Differentiation Requires Whole Team Input
by Jake Knapp on July 13, 2025
The foundation sprint offers a structured approach to clarify your product strategy before building anything, creating alignment and focus that dramatically increases your chances of success.
Jake Knapp and John Zorotsky developed the foundation sprint after observing hundreds of teams and realizing that many startups fail not from lack of talent or insight, but from lack of clarity about their core differentiation. The process involves clearing your calendar for about ten hours spread over two days to work through three key phases: basics, differentiation, and approach.
The power of this method lies in its ability to make implicit assumptions explicit. As Jake explains, "Every project has at its core a hypothesis... it's just usually not explicit, it's usually hidden, and different people on the team may have different ideas about what it is." This misalignment can lead teams to waste months building something that doesn't resonate with customers.
Differentiation as a team responsibility
A crucial insight from Jake is that differentiation should involve everyone on the team, not just marketing specialists: "We wanna make differentiation something that all of the cofounders or all of the core team can participate in. It's not just the job of the person writing the pitch deck, it's not just the job of the marketer or the salesperson."

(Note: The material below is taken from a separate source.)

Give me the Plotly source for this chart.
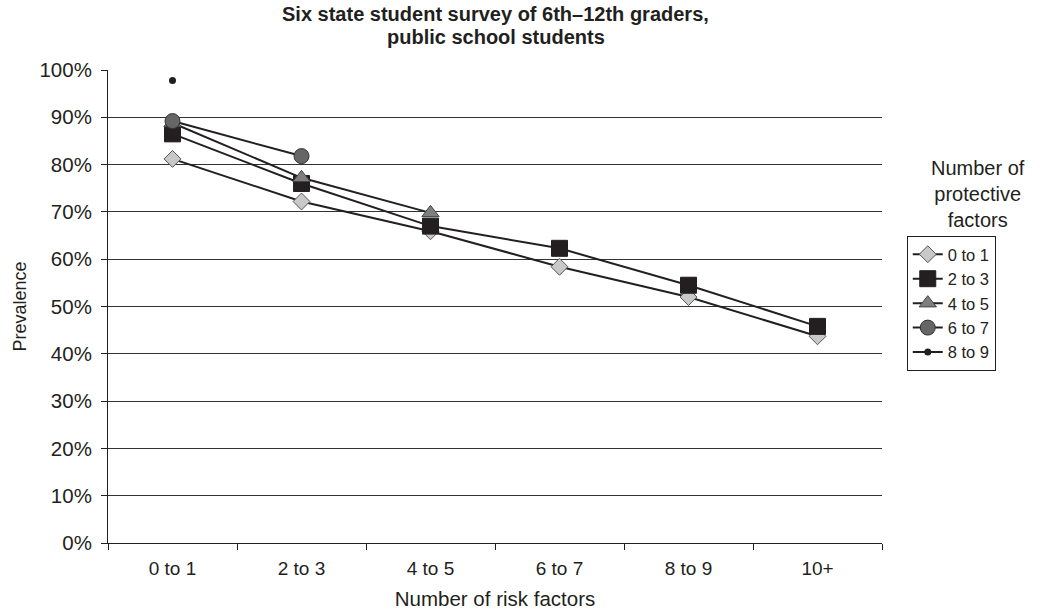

This collaborative approach to differentiation has significant implications for how teams operate:
- Engineers and product people need to understand differentiation deeply because it affects technical decisions and prioritization
- When everyone contributes to differentiation discussions, the resulting strategy incorporates diverse perspectives and expertise
- Teams that align on differentiation early can make faster decisions later because they share a common framework
Working alone together
The foundation sprint uses a method called "work alone together" where team members silently write their own answers to key questions before sharing and discussing. This approach prevents groupthink and ensures everyone's perspective is considered.
As John explains: "It's like thinking deeply and quietly about it yourself and then seeing what everybody else comes up with when they are able to also think deeply and quietly about it."
This has important implications for how teams should approach strategic discussions:
- Traditional brainstorming often produces lower quality ideas than individual reflection followed by group discussion
- Having team members write down their thoughts independently reveals misalignments that might otherwise remain hidden
- The most valuable insights often come from seeing the gap between what different team members believe about customers, problems, and differentiation
Slowing down to speed up
Perhaps the most counterintuitive insight is that taking time to establish clarity before building can dramatically accelerate overall progress. As John notes, "Going fast can actually slow you down in the long run."
This is especially true in the AI era where it's easier than ever to quickly build something that looks impressive but lacks meaningful differentiation. John observes: "The more AI-generated or assisted they are, the more generic they tend to turn out."
For leaders and teams, this means:
- Resist the urge to start building immediately, even when tools make it tempting
- Invest in deep thinking about differentiation before creating prototypes
- Create space for team members to develop clarity about what makes your approach unique
- Use structured processes to ensure you're not skipping crucial strategic thinking
The foundation sprint isn't just about finding product-market fit faster—it's about building alignment, clarity and conviction within your team about what you're building and why it matters.